How do pleasant scents affect your appetite? In my case, they usually suppress my appetite, because they make me feel good. However, I have a suspicion that fragrances that smell like food might slightly increase my appetite because they remind me of food.
I recently shopped at Bath and Body Works for body sprays, soaps, home fragrances, lotions and other beauty products.
What the trend seems to be the past couple of years is that most of these products now have scents of edible foods such as vanilla, apple, citrus fruits, coconut, cinnamon, melons, tropical fruits, etc.

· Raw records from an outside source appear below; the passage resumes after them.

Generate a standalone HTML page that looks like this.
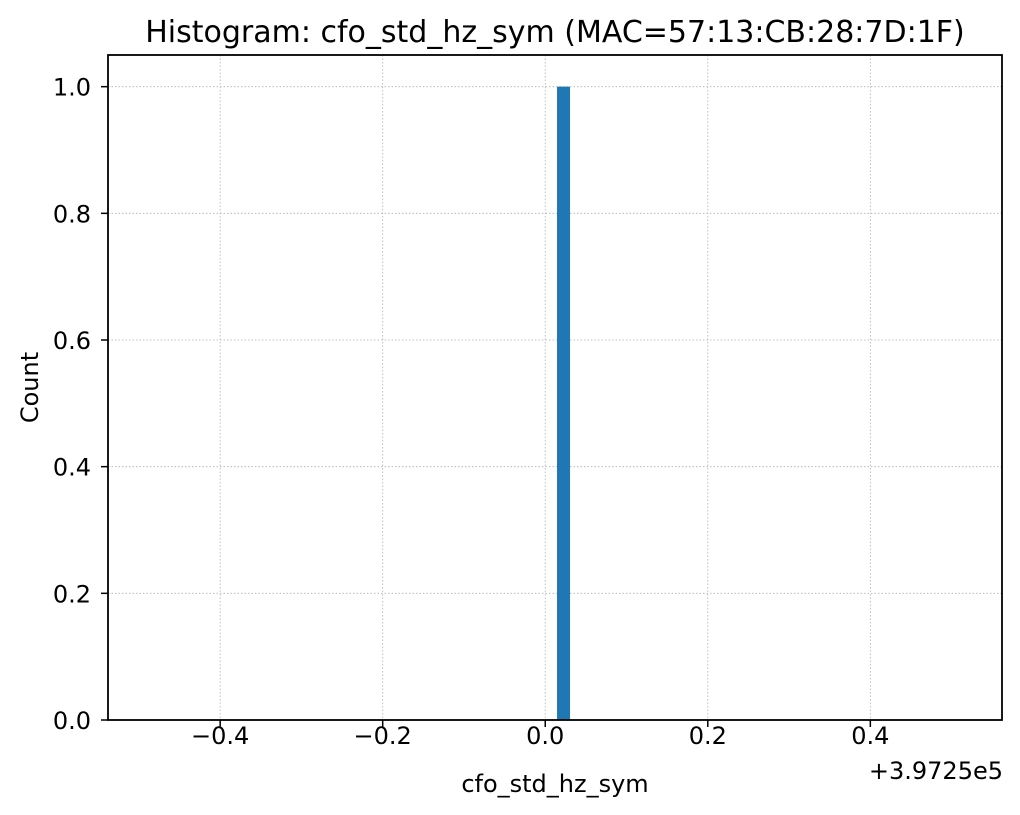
<!DOCTYPE html>
<html><head><meta charset="utf-8"><style>
body{margin:0;background:#fff;}
svg{display:block;font-family:"DejaVu Sans","Liberation Sans",sans-serif;}
</style></head><body>
<svg id="c" width="1020" height="815" xmlns="http://www.w3.org/2000/svg"></svg>
<script>
const binEdges=[0.0145,0.0305];
const counts=[1];
const xTicks=[-0.4,-0.2,0.0,0.2,0.4];
const xTickLabels=["\u22120.4","\u22120.2","0.0","0.2","0.4"];
const yTicks=[0,0.2,0.4,0.6,0.8,1.0];
const yTickLabels=["0.0","0.2","0.4","0.6","0.8","1.0"];
const xDomain=[-0.538,0.562], yDomain=[0,1.05];
const L=108,R=1002,T=55,B=720;
const sx=v=>L+(v-xDomain[0])/(xDomain[1]-xDomain[0])*(R-L);
const sy=v=>B-(v-yDomain[0])/(yDomain[1]-yDomain[0])*(B-T);
const svg=document.getElementById('c');
const NS='http://www.w3.org/2000/svg';
function mk(t,a,txt){const e=document.createElementNS(NS,t);for(const k in a)e.setAttribute(k,a[k]);if(txt!==undefined)e.textContent=txt;svg.appendChild(e);return e;}
xTicks.forEach((v,i)=>{
  const g=mk('line',{x1:sx(v),x2:sx(v),y1:T,y2:B,stroke:'#b0b0b0','stroke-width':0.8,'stroke-dasharray':'1.5,2'});
  
  
  const t=mk('line',{x1:sx(v),x2:sx(v),y1:B,y2:B+7,stroke:'#000','stroke-width':1.5});
  
  
  const l=mk('text',{x:sx(v),y:B+24,'text-anchor':'middle','font-size':'24px'},xTickLabels[i]);
  
  
});
yTicks.forEach((v,i)=>{
  const g=mk('line',{x1:L,x2:R,y1:sy(v),y2:sy(v),stroke:'#b0b0b0','stroke-width':0.8,'stroke-dasharray':'1.5,2'});
  
  
  const t=mk('line',{x1:L-7,x2:L,y1:sy(v),y2:sy(v),stroke:'#000','stroke-width':1.5});
  
  
  const l=mk('text',{x:L-17,y:sy(v)+9,'text-anchor':'end','font-size':'24px'},yTickLabels[i]);
  
  
});
counts.forEach((c,i)=>{
  const b=mk('rect',{x:sx(binEdges[i]),y:sy(c),width:sx(binEdges[i+1])-sx(binEdges[i]),height:sy(0)-sy(c),fill:'#1f77b4'});
  
  
});
const f=mk('rect',{x:L,y:T,width:R-L,height:B-T,fill:'none',stroke:'#000','stroke-width':1.8});


const tt=mk('text',{x:(L+R)/2,y:42,'text-anchor':'middle','font-size':'30px'},'Histogram: cfo_std_hz_sym (MAC=57:13:CB:28:7D:1F)');


const xl=mk('text',{x:(L+R)/2,y:792,'text-anchor':'middle','font-size':'24px'},'cfo_std_hz_sym');


const off=mk('text',{x:R+1,y:779,'text-anchor':'end','font-size':'24px'},'+3.9725e5');


const yl=mk('text',{x:38,y:(T+B)/2,'text-anchor':'middle','font-size':'24px',transform:'rotate(-90 38 '+((T+B)/2)+')'},'Count');


</script>
</body></html>
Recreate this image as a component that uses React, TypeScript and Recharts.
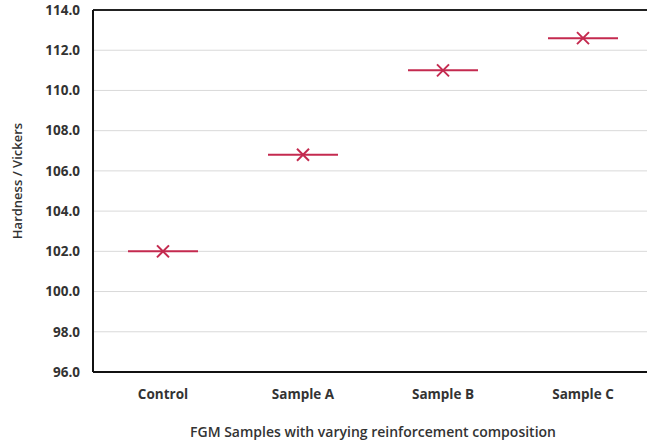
import React from 'react';
import { ComposedChart, Scatter, XAxis, YAxis, CartesianGrid, ReferenceLine } from 'recharts';

// sample names and measured hardness (HV)
const samples = ['Control', 'Sample A', 'Sample B', 'Sample C'];
const hardness = [102.0, 106.8, 111.0, 112.6];
const yTicks = [96, 98, 100, 102, 104, 106, 108, 110, 112, 114];

const chartData = samples.map((name, i) => ({ name, value: hardness[i] }));

const markColor = '#c42a4f';
const textColor = '#333';
const font = '"Open Sans", "Liberation Sans", sans-serif';

/* marker: a short horizontal dash with an X over the point */
const DashCross = (props: any) => {
    const { cx, cy } = props;
    if (cx == null || cy == null) return null;
    const half = 35;
    const s = 6;
    return (
        <g>
            <line x1={cx - half} y1={cy} x2={cx + half} y2={cy} stroke={markColor} strokeWidth={2} />
            <line x1={cx - s} y1={cy - s} x2={cx + s} y2={cy + s} stroke={markColor} strokeWidth={2} />
            <line x1={cx - s} y1={cy + s} x2={cx + s} y2={cy - s} stroke={markColor} strokeWidth={2} />
        </g>
    );
};

const tickStyle = { fill: textColor, fontSize: 13.5, fontWeight: 700, fontFamily: font };

const App = () => {
    return (
        // pinned to the page corner so chart coords equal page coords
        <div style={{ position: 'absolute', left: 0, top: 0, width: 647, height: 444, overflow: 'hidden' }}>
            <ComposedChart
                width={660}
                height={444}
                data={chartData}
                margin={{ top: 10, right: 7, bottom: 32, left: 0 }}
            >
                <CartesianGrid vertical={false} stroke="#d9d9d9" />
                <XAxis
                    dataKey="name"
                    type="category"
                    scale="band"
                    height={40}
                    tickLine={false}
                    tickSize={0}
                    tickMargin={17}
                    axisLine={{ stroke: '#111', strokeWidth: 2 }}
                    tick={tickStyle}
                    label={{
                        content: ({ viewBox }: any) => (
                            <text
                                x={viewBox.x + viewBox.width / 2}
                                y={437}
                                textAnchor="middle"
                                fill={textColor}
                                fontSize={14}
                                fontWeight={600}
                                fontFamily={font}
                            >
                                FGM Samples with varying reinforcement composition
                            </text>
                        ),
                    }}
                />
                <YAxis
                    type="number"
                    domain={[96, 114]}
                    ticks={yTicks}
                    width={93}
                    interval={0}
                    tickLine={false}
                    tickSize={0}
                    tickMargin={13}
                    tickFormatter={(v: number) => v.toFixed(1)}
                    axisLine={{ stroke: '#111', strokeWidth: 2 }}
                    tick={tickStyle}
                    label={{
                        content: () => (
                            <text
                                x={22}
                                y={181}
                                transform="rotate(-90, 22, 181)"
                                textAnchor="middle"
                                fill={textColor}
                                fontSize={13}
                                fontWeight={600}
                                fontFamily={font}
                            >
                                Hardness / Vickers
                            </text>
                        ),
                    }}
                />
                <ReferenceLine y={114} stroke="#222" strokeWidth={2} />
                <Scatter dataKey="value" shape={<DashCross />} isAnimationActive={false} />
            </ComposedChart>
        </div>
    );
};

export default App;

I personally don't like perfumes that smell like food, but my friend reminded me that "men like to eat." That's another story, though. My main concern here is how these products affect me. They remind my subconscious mind of food, and since smell is stored in the area of the brain related to long-term memory, it has strong connections to emotional memory.
On the other hand, pleasant scents that do not remind me of food, such as lavender, jasmine, rose, sandalwood, pine, aqua essences, oak, and musk, promote my emotional well-being in a way that suppresses hunger.
The effect might not be significant. The factors that influence our weight are far more complex than just smells. It could perhaps be less than 5 percent. But for those of us who have a tendency to gain weight, every little bit counts.
Of course, scents that smell like food are better than no scents, but if I had a choice, I would choose scents that don't remind me to eat.